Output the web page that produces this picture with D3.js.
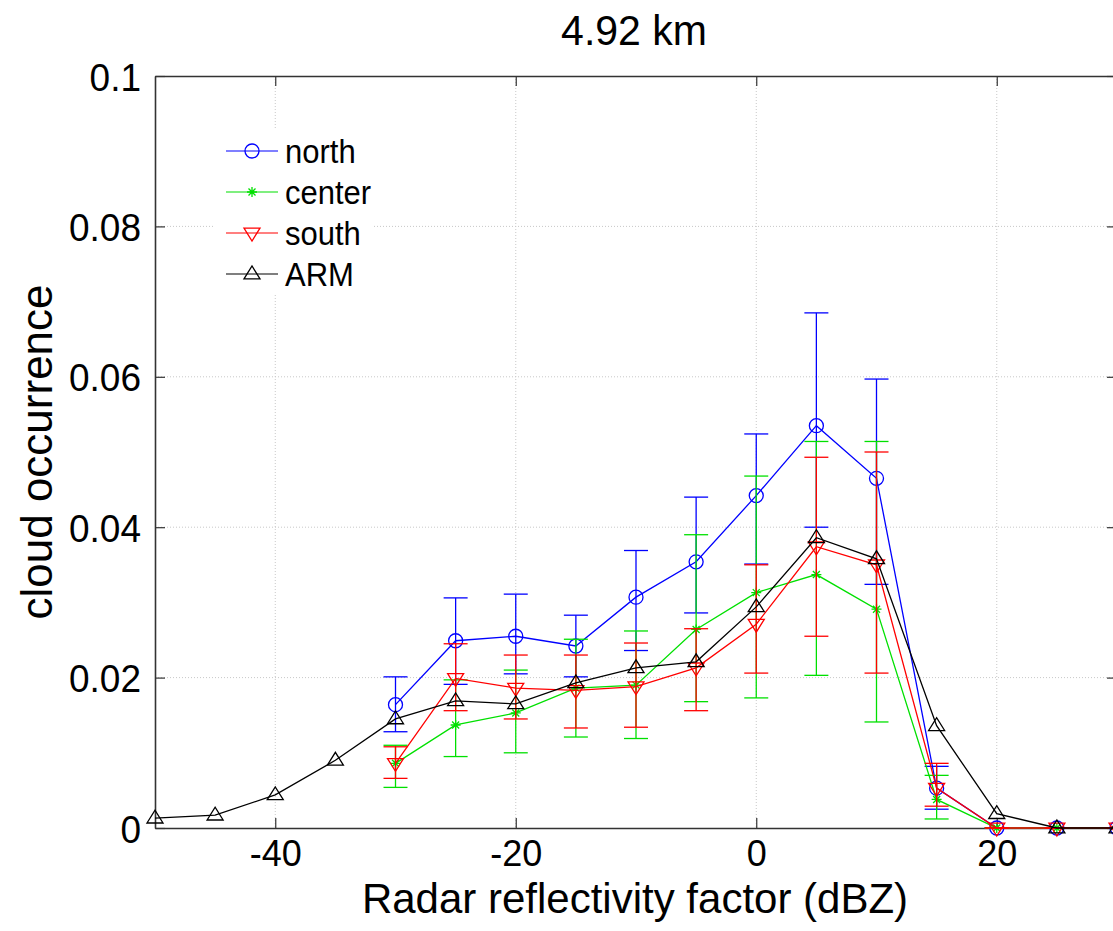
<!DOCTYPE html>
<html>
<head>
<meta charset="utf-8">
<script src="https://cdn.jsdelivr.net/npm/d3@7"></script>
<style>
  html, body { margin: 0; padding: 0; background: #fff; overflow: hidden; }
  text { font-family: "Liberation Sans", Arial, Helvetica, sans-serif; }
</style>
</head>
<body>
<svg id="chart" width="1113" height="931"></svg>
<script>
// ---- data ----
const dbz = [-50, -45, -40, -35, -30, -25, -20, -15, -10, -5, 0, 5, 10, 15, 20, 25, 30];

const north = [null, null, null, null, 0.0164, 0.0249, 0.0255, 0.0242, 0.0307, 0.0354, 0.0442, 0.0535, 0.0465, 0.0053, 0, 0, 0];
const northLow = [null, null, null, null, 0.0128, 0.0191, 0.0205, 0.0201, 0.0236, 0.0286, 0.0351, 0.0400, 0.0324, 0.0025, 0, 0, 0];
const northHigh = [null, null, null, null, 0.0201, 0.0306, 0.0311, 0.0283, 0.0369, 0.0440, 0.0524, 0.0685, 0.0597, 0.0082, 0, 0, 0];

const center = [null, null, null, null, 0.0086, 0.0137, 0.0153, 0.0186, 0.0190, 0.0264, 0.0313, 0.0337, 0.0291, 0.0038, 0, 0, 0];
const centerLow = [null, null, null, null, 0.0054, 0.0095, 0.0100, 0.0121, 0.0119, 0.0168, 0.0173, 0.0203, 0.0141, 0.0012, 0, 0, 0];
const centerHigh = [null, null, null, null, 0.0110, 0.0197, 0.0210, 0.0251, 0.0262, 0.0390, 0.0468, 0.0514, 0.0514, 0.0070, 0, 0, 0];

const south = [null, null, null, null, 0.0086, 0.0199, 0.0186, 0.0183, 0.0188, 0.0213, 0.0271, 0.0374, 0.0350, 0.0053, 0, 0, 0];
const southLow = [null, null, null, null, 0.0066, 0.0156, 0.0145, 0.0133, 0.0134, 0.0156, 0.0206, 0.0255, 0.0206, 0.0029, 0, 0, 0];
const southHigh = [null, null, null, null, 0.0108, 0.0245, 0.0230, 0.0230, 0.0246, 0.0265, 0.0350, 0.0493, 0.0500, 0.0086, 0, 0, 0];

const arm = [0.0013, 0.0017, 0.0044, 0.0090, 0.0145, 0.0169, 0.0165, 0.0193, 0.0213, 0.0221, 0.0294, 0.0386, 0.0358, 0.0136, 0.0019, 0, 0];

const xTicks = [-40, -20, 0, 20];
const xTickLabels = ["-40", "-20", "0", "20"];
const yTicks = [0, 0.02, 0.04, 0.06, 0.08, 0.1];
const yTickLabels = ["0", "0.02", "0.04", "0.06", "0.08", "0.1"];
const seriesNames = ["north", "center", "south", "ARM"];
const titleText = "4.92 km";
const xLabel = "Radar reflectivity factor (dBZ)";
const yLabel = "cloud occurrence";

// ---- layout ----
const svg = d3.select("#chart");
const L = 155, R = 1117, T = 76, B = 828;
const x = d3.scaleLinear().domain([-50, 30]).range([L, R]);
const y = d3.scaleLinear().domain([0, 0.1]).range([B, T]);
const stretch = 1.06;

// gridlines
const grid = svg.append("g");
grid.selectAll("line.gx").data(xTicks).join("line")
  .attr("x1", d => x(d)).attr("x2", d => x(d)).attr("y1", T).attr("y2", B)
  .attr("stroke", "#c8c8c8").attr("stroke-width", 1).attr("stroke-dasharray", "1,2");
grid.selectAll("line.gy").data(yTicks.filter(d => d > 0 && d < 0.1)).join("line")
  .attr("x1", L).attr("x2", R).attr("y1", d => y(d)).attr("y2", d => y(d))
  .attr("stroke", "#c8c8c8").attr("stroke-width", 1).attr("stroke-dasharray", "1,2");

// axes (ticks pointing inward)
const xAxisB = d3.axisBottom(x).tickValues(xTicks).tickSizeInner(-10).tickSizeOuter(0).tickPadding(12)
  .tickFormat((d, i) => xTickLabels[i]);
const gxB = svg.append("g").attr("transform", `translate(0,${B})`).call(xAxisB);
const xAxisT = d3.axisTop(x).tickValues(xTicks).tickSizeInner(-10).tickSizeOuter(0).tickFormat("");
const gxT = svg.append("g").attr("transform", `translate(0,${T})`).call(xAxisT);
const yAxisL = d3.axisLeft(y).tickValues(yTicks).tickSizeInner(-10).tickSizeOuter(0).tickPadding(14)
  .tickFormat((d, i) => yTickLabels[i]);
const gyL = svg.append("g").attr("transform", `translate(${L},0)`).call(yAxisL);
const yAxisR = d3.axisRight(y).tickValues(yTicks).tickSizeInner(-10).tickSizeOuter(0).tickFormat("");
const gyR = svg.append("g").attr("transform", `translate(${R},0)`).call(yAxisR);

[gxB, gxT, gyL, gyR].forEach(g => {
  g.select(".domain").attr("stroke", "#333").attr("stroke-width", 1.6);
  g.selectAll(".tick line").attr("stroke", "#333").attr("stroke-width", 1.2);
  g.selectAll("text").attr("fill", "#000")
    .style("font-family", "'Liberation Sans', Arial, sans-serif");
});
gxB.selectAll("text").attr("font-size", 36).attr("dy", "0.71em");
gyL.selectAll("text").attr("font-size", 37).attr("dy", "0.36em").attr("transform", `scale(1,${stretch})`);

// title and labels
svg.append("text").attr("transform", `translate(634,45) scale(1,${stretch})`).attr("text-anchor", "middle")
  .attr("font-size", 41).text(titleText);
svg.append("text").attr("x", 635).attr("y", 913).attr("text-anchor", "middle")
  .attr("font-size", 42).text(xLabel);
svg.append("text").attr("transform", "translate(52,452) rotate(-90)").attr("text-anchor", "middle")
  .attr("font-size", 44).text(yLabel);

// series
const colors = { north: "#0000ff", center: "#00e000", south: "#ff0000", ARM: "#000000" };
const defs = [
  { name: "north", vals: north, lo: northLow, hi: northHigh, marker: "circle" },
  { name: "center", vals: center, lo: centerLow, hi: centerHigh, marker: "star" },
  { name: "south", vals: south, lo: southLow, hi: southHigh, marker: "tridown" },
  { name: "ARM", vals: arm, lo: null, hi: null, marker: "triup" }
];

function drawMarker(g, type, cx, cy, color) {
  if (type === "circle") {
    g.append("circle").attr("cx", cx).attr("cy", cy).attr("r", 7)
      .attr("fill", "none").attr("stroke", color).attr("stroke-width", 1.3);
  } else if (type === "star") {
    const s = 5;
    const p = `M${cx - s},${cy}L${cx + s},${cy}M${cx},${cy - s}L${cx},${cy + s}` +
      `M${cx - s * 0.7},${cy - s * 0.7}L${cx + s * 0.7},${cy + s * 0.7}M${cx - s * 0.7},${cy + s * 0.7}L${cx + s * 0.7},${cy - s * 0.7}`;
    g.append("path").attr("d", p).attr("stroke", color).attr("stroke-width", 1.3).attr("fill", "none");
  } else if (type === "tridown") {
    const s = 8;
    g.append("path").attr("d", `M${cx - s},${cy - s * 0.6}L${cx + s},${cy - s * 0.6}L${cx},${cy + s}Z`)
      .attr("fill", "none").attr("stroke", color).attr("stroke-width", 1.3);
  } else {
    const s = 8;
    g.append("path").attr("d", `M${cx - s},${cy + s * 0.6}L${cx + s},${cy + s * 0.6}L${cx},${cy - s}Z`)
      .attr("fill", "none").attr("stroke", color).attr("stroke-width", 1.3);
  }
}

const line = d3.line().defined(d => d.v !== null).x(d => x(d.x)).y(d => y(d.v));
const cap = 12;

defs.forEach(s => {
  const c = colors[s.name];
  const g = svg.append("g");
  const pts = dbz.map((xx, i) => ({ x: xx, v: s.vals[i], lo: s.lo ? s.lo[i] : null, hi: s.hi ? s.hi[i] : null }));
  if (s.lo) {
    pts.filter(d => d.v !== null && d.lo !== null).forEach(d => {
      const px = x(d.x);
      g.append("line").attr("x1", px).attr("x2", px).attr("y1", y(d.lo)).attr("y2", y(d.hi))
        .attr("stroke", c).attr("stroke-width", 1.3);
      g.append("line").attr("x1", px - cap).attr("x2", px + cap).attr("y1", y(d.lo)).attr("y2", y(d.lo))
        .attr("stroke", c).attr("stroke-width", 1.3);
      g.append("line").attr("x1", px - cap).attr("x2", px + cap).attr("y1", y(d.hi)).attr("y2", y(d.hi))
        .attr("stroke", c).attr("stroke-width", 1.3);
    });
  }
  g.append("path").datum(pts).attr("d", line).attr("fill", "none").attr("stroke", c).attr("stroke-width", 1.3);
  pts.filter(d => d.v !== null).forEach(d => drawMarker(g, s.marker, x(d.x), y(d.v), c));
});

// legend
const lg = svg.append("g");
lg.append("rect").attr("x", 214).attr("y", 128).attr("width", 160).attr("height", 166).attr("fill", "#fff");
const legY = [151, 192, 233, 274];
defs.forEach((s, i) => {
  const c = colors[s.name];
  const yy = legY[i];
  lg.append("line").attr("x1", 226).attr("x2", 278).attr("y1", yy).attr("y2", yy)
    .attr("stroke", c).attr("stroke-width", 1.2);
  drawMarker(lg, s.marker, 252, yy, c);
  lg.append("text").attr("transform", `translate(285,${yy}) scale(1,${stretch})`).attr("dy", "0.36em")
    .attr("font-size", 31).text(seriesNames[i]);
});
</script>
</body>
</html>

• • • • •

*Written request*.
Repeat, word for word and with no pictures, only the lines running from the beginning of the data to the line that contains "0.0086, 0, 0, 0];".

*Final answer*.
Output the web page that produces this picture with D3.js.
<!DOCTYPE html>
<html>
<head>
<meta charset="utf-8">
<script src="https://cdn.jsdelivr.net/npm/d3@7"></script>
<style>
  html, body { margin: 0; padding: 0; background: #fff; overflow: hidden; }
  text { font-family: "Liberation Sans", Arial, Helvetica, sans-serif; }
</style>
</head>
<body>
<svg id="chart" width="1113" height="931"></svg>
<script>
// ---- data ----
const dbz = [-50, -45, -40, -35, -30, -25, -20, -15, -10, -5, 0, 5, 10, 15, 20, 25, 30];

const north = [null, null, null, null, 0.0164, 0.0249, 0.0255, 0.0242, 0.0307, 0.0354, 0.0442, 0.0535, 0.0465, 0.0053, 0, 0, 0];
const northLow = [null, null, null, null, 0.0128, 0.0191, 0.0205, 0.0201, 0.0236, 0.0286, 0.0351, 0.0400, 0.0324, 0.0025, 0, 0, 0];
const northHigh = [null, null, null, null, 0.0201, 0.0306, 0.0311, 0.0283, 0.0369, 0.0440, 0.0524, 0.0685, 0.0597, 0.0082, 0, 0, 0];

const center = [null, null, null, null, 0.0086, 0.0137, 0.0153, 0.0186, 0.0190, 0.0264, 0.0313, 0.0337, 0.0291, 0.0038, 0, 0, 0];
const centerLow = [null, null, null, null, 0.0054, 0.0095, 0.0100, 0.0121, 0.0119, 0.0168, 0.0173, 0.0203, 0.0141, 0.0012, 0, 0, 0];
const centerHigh = [null, null, null, null, 0.0110, 0.0197, 0.0210, 0.0251, 0.0262, 0.0390, 0.0468, 0.0514, 0.0514, 0.0070, 0, 0, 0];

const south = [null, null, null, null, 0.0086, 0.0199, 0.0186, 0.0183, 0.0188, 0.0213, 0.0271, 0.0374, 0.0350, 0.0053, 0, 0, 0];
const southLow = [null, null, null, null, 0.0066, 0.0156, 0.0145, 0.0133, 0.0134, 0.0156, 0.0206, 0.0255, 0.0206, 0.0029, 0, 0, 0];
const southHigh = [null, null, null, null, 0.0108, 0.0245, 0.0230, 0.0230, 0.0246, 0.0265, 0.0350, 0.0493, 0.0500, 0.0086, 0, 0, 0];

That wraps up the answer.